Herr Wirnsperger, sind Politiker, Unternehmer und Privatpersonen gut auf die Cyberrisiken des Jahrhunderts der Digitalisierung vorbereitet?
Peter Wirnsperger › Nicht gut genug. Die Digitalisierung kommt bei vielen nur zeitverzögert an – und so stehen auch die damit einhergehenden Risiken und die Sicherheit, die man bräuchte, eher in der zweiten Reihe. Aus meiner Sicht besteht die drängendste Aufgabe zunächst aber darin, überhaupt zu digitalisieren, also Lösungsansätze zu finden, mit denen das analoge Leben und Arbeiten digital transformiert werden kann. Die Chancen, die sich dabei bieten, sollten im Vordergrund stehen und nicht durch Bedenken im Keim erstickt werden. Der Wunsch nach Sicherheit darf den Aufbruch ins digitale Zeitalter nicht behindern, mitgedacht werden sollte er aber schon. Wenn das heute oft nicht geschieht, liegt das auch daran, dass ein Sicherheitsbedürfnis immer auf dem Erfahrungsschatz beruht. Wessen Konten noch nie gehackt oder Daten noch nie gestohlen wurden, der hält die Chance, Opfer einer Cyberattacke zu werden, für eher klein. Das ist ein Irrtum. Ein Risiko existiert, auch wenn man persönlich noch nicht betroffen war. Deshalb haben wir diese Szenarien entwickelt, um unseren Kunden das „Was-wäre-wenn?“ zu zeigen.

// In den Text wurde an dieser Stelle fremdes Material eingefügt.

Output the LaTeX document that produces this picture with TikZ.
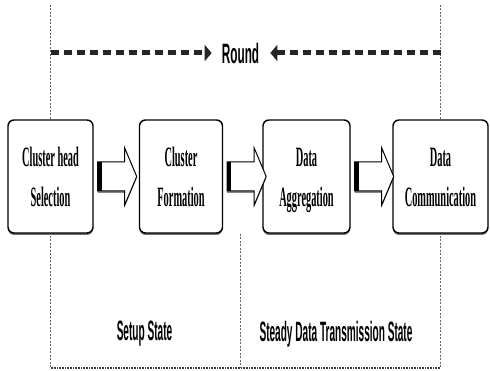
\documentclass[tikz,border=0pt]{standalone}
\usepackage{fontspec}
\usepackage{graphicx}
\setmainfont{Liberation Serif}
\setsansfont{Liberation Sans}
\usetikzlibrary{arrows.meta,shadows,calc,backgrounds}
\tikzset{
	>={Triangle[length=7pt,width=16pt]},
	stage/.style={
		rectangle,
		rounded corners=6pt,
		draw=black, line width=1.4pt,
		fill=white,
		minimum height=113pt,
		inner sep=0pt,
		align=center,
		text depth=0pt,
		font=\bfseries\fontsize{28}{40}\selectfont,
		drop shadow={shadow xshift=0pt, shadow yshift=-2pt, fill=black!80, opacity=.7}},
	blockarrow/.style={draw=black, line width=1pt, fill=white,
		drop shadow={shadow xshift=0pt, shadow yshift=-2pt, fill=black!80, opacity=.6}},
	guide/.style={line width=.6pt, black!60, dash pattern=on 2pt off 1.5pt},
	baseline rule/.style={line width=1.6pt, black!75, dash pattern=on 1pt off .6pt},
	roundline/.style={->, line width=5pt, black!85, dash pattern=on 8pt off 5pt},
	statetext/.style={inner sep=2pt, font=\sffamily\bfseries\fontsize{28}{32}\selectfont},
}
% squeeze text horizontally
\newcommand{\narrow}[2][.37]{\scalebox{#1}[1]{#2}}
\newcommand{\firstline}{\rule{0pt}{21pt}}

\begin{document}
\begin{tikzpicture}[x=1pt,y=1pt]
	\useasboundingbox (0,0) rectangle (490,371);

	% the four stages of one round
	\node[stage, minimum width=85pt] (chs) at (50.5,194.5)
		{\firstline\narrow{Cluster head}\\\narrow{Selection}};
	\node[stage, minimum width=83pt] (cf) at (181,194.5)
		{\firstline\narrow{Cluster}\\\narrow{Formation}};
	\node[stage, minimum width=87pt] (da) at (306.5,194.5)
		{\firstline\narrow{Data}\\\narrow{Aggregation}};
	\node[stage, minimum width=95pt] (dc) at (440.5,194.5)
		{\firstline\narrow{Data}\\\narrow{Communication}};

	% hollow block arrows between the stages, dark bar at the tail
	\foreach \from in {chs, cf, da} {
		\draw[blockarrow] ($(\from.east)+(4pt,0)$) ++(0,14.5) -- ++(27,0) -- ++(0,14)
			-- ++(12,-28.5) -- ++(-12,-28.5) -- ++(0,14) -- ++(-27,0) -- cycle;
		\fill ($(\from.east)+(4pt,-14.5pt)$) rectangle ++(4,29);
	}

	% round label with the two dashed arrows
	\node[statetext] (round) at (240.5,318) {\narrow[.42]{Round}};
	\draw[roundline, shorten >=8pt] (chs |- round) -- (round.west);
	\draw[roundline, shorten >=9pt] (dc |- round) -- (round.east);

	% the two states below
	\node[statetext] (setup) at (144.5,37) {\narrow[.36]{Setup State}};
	\node[statetext] (steady) at (336,37) {\narrow[.36]{Steady Data Transmission State}};

	% frame lines, behind the boxes
	\coordinate (top) at (0,366);
	\coordinate (base) at (0,3);
	\coordinate (split) at (240,0);
	\begin{scope}[on background layer]
		\draw[guide] (chs |- top) -- (chs |- base);
		\draw[guide] (dc |- top) -- (dc |- base);
		\draw[guide] (split |- chs.south) -- (split |- base);
		\draw[baseline rule] (chs |- base) -- (dc |- base);
	\end{scope}
\end{tikzpicture}
\end{document}
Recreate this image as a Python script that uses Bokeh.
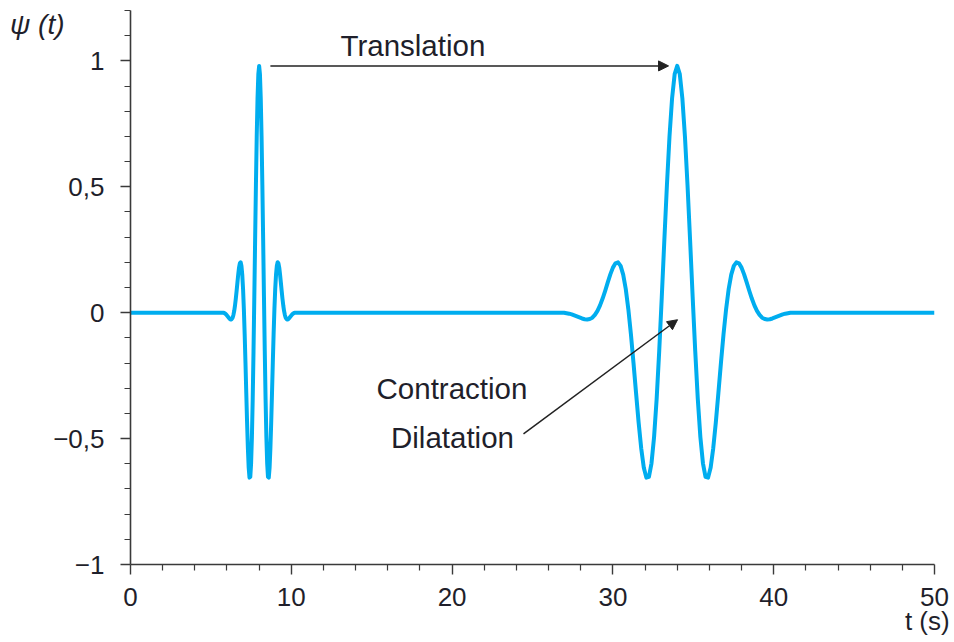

Die Bandbreite der vier Szenarien von „Future of Cyber Risk 2035“ reicht von einer optimistischen bis hin zu einer katastrophalen Zukunft. Wie sind Sie bei der Entwicklung methodisch vorgegangen?
Wirnsperger › Gerade bei der digitalen Kommunikation waren zumindest wir in Europa eher zurückhaltend, schließlich war es die Pandemie, die uns einen Schubs gegeben hat. Die Techniken der Videokonferenzen waren seit Jahrzehnten erprobt, durchgesetzt hatten sie sich aber nicht. Das ist jetzt anders. Bei vielen unserer Kunden müssen wir heute nicht mehr direkt vor Ort präsent sein. Selbst im öffentlichen Bereich, wo Angebotspräsentationen noch sehr traditionell gehalten wurden, geht plötzlich alles digital. Ob das Bestand hat, muss sich zwar erst noch erweisen. Da die Pandemie aber nicht vom einen auf den anderen Tag verschwinden wird, könnte uns diese digitale Art der Kommunikation wohl noch länger erhalten bleiben oder sich endgültig so etablieren. Das bietet auch Cyberrisiken mehr Raum. Früher standen der digitalen Kommunikation in sogenannten unsicheren Räumen, also zu Hause oder am Flughafen, größte Bedenken entgegen. Jetzt mussten wir kurzfristig die Fahrtrichtung ändern, Gedanken zur Cybersecurity und zur Absicherung der Privacy machen wir uns aber erst im Nachhinein.